### [Goal of the exercise]
Pictures stay out of this copy, which runs from the first line of the material through the line containing "(r5) at (23,471)".

### [Data shown]

[Start]

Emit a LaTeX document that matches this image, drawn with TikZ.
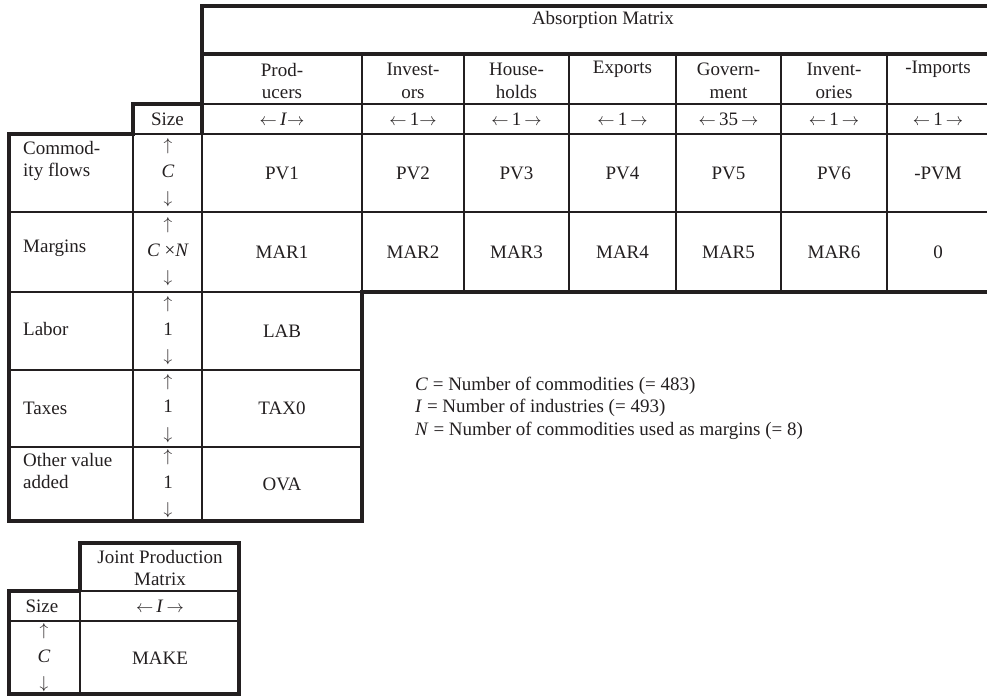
\documentclass[tikz,border=0pt]{standalone}
\usepackage{fontspec}
\setmainfont{Liberation Serif}
\definecolor{ink}{RGB}{35,31,32}
\newcommand{\la}{$\leftarrow$}
\newcommand{\ra}{$\rightarrow$}
\newcommand{\ua}{$\uparrow$}
\newcommand{\da}{$\downarrow$}
\begin{document}
\begin{tikzpicture}[x=1pt,y=-1pt,
  thk/.style={line width=3.4pt, draw=ink},
  thn/.style={line width=1.7pt, draw=ink},
  txt/.style={inner sep=0pt, text=ink, font=\fontsize{19}{22.5}\selectfont, align=center},
  lab/.style={txt, anchor=west, align=left},
  stk/.style={txt, font=\fontsize{19}{26.5}\selectfont}]
\useasboundingbox (0,0) rectangle (987,696);

% ---------- main table: thin grid ----------
\draw[thn] (202,104) -- (987,104);
\draw[thn] (133,134) -- (987,134);
\draw[thn] (9,212) -- (987,212);
\draw[thn] (9,292) -- (362,292);
\draw[thn] (9,370) -- (362,370);
\draw[thn] (9,447) -- (362,447);
\draw[thn] (133,134) -- (133,521);
\draw[thn] (202,134) -- (202,521);
\foreach \x in {362,464,569,676,781,887} \draw[thn] (\x,54) -- (\x,292);
% ---------- main table: thick outline ----------
\draw[thk] (987,6) -- (202,6) -- (202,134);
\draw[thk] (202,54) -- (987,54);
\draw[thk] (202,104) -- (133,104) -- (133,134) -- (9,134) -- (9,521) -- (362,521) -- (362,292) -- (987,292);

% ---------- header texts ----------
\node[txt] (title) at (603,20) {Absorption Matrix};
\node[txt] (h1) at (282,81) {Prod-\\ucers};
\node[txt] (h2) at (413,81) {Invest-\\ors};
\node[txt] (h3) at (516.5,81) {House-\\holds};
\node[txt] (h4) at (622.5,69) {Exports};
\node[txt] (h5) at (728.5,81) {Govern-\\ment};
\node[txt] (h6) at (834,81) {Invent-\\ories};
\node[txt] (h7) at (938,69) {-Imports};

\node[txt] (size) at (167.5,119) {Size};
\node[txt] (s1) at (282,119) {\la\,\textit{I}\ra};
\node[txt] (s2) at (413,119) {\la\,1\ra};
\node[txt] (s3) at (516.5,119) {\la\,1\,\ra};
\node[txt] (s4) at (622.5,119) {\la\,1\,\ra};
\node[txt] (s5) at (728.5,119) {\la\,35\,\ra};
\node[txt] (s6) at (834,119) {\la\,1\,\ra};
\node[txt] (s7) at (938,119) {\la\,1\,\ra};

% ---------- row labels ----------
\node[lab] (r1) at (23,161) {Commod-\\ity flows};
\node[lab] (r2) at (23,248) {Margins};
\node[lab] (r3) at (23,329) {Labor};
\node[lab] (r4) at (23,408) {Taxes};
\node[lab] (r5) at (23,471) {Other value\\added};

% ---------- size column ----------
\node[stk] (z1) at (168,173) {\ua\\\textit{C}\\\da};
\node[stk] (z2) at (168,252) {\ua\\\textit{C} ×\textit{N}\\\da};
\node[stk] (z3) at (168,331) {\ua\\1\\\da};
\node[stk] (z4) at (168,408.5) {\ua\\1\\\da};
\node[stk] (z5) at (168,484) {\ua\\1\\\da};

% ---------- cells ----------
\node[txt] (pv1) at (282,173) {PV1};
\node[txt] (pv2) at (413,173) {PV2};
\node[txt] (pv3) at (516.5,173) {PV3};
\node[txt] (pv4) at (622.5,173) {PV4};
\node[txt] (pv5) at (728.5,173) {PV5};
\node[txt] (pv6) at (834,173) {PV6};
\node[txt] (pvm) at (938,173) {-PVM};
\node[txt] (m1) at (282,252) {MAR1};
\node[txt] (m2) at (413,252) {MAR2};
\node[txt] (m3) at (516.5,252) {MAR3};
\node[txt] (m4) at (622.5,252) {MAR4};
\node[txt] (m5) at (728.5,252) {MAR5};
\node[txt] (m6) at (834,252) {MAR6};
\node[txt] (m7) at (938,252) {0};
\node[txt] (lab) at (282,331) {LAB};
\node[txt] (tax) at (282,408.5) {TAX0};
\node[txt] (ova) at (282,484) {OVA};

% ---------- legend ----------
\node[lab] (legend) at (415,408) {\textit{C} = Number of commodities (= 483)\\\textit{I} = Number of industries (= 493)\\\textit{N} = Number of commodities used as margins (= 8)};

% ---------- joint production matrix ----------
\draw[thn] (80,591) -- (239,591);
\draw[thn] (9,621) -- (239,621);
\draw[thn] (80,591) -- (80,694);
\draw[thk] (80,591) -- (80,543) -- (239,543) -- (239,694) -- (9,694) -- (9,591) -- (80,591);

\node[txt] (jp) at (160,568) {Joint Production\\Matrix};
\node[txt] (jsize) at (42,606) {Size};
\node[txt] (jI) at (160,606) {\la\,\textit{I}\,\ra};
\node[stk] (jz) at (44,658) {\ua\\\textit{C}\\\da};
\node[txt] (make) at (160,658) {MAKE};
\end{tikzpicture}
\end{document}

[End]

### [Expected answer]
Emit a LaTeX document that matches this image, drawn with TikZ.
\documentclass[tikz,border=0pt]{standalone}
\usepackage{fontspec}
\setmainfont{Liberation Serif}
\definecolor{ink}{RGB}{35,31,32}
\newcommand{\la}{$\leftarrow$}
\newcommand{\ra}{$\rightarrow$}
\newcommand{\ua}{$\uparrow$}
\newcommand{\da}{$\downarrow$}
\begin{document}
\begin{tikzpicture}[x=1pt,y=-1pt,
  thk/.style={line width=3.4pt, draw=ink},
  thn/.style={line width=1.7pt, draw=ink},
  txt/.style={inner sep=0pt, text=ink, font=\fontsize{19}{22.5}\selectfont, align=center},
  lab/.style={txt, anchor=west, align=left},
  stk/.style={txt, font=\fontsize{19}{26.5}\selectfont}]
\useasboundingbox (0,0) rectangle (987,696);

% ---------- main table: thin grid ----------
\draw[thn] (202,104) -- (987,104);
\draw[thn] (133,134) -- (987,134);
\draw[thn] (9,212) -- (987,212);
\draw[thn] (9,292) -- (362,292);
\draw[thn] (9,370) -- (362,370);
\draw[thn] (9,447) -- (362,447);
\draw[thn] (133,134) -- (133,521);
\draw[thn] (202,134) -- (202,521);
\foreach \x in {362,464,569,676,781,887} \draw[thn] (\x,54) -- (\x,292);
% ---------- main table: thick outline ----------
\draw[thk] (987,6) -- (202,6) -- (202,134);
\draw[thk] (202,54) -- (987,54);
\draw[thk] (202,104) -- (133,104) -- (133,134) -- (9,134) -- (9,521) -- (362,521) -- (362,292) -- (987,292);

% ---------- header texts ----------
\node[txt] (title) at (603,20) {Absorption Matrix};
\node[txt] (h1) at (282,81) {Prod-\\ucers};
\node[txt] (h2) at (413,81) {Invest-\\ors};
\node[txt] (h3) at (516.5,81) {House-\\holds};
\node[txt] (h4) at (622.5,69) {Exports};
\node[txt] (h5) at (728.5,81) {Govern-\\ment};
\node[txt] (h6) at (834,81) {Invent-\\ories};
\node[txt] (h7) at (938,69) {-Imports};

\node[txt] (size) at (167.5,119) {Size};
\node[txt] (s1) at (282,119) {\la\,\textit{I}\ra};
\node[txt] (s2) at (413,119) {\la\,1\ra};
\node[txt] (s3) at (516.5,119) {\la\,1\,\ra};
\node[txt] (s4) at (622.5,119) {\la\,1\,\ra};
\node[txt] (s5) at (728.5,119) {\la\,35\,\ra};
\node[txt] (s6) at (834,119) {\la\,1\,\ra};
\node[txt] (s7) at (938,119) {\la\,1\,\ra};

% ---------- row labels ----------
\node[lab] (r1) at (23,161) {Commod-\\ity flows};
\node[lab] (r2) at (23,248) {Margins};
\node[lab] (r3) at (23,329) {Labor};
\node[lab] (r4) at (23,408) {Taxes};
\node[lab] (r5) at (23,471) {Other value\\added};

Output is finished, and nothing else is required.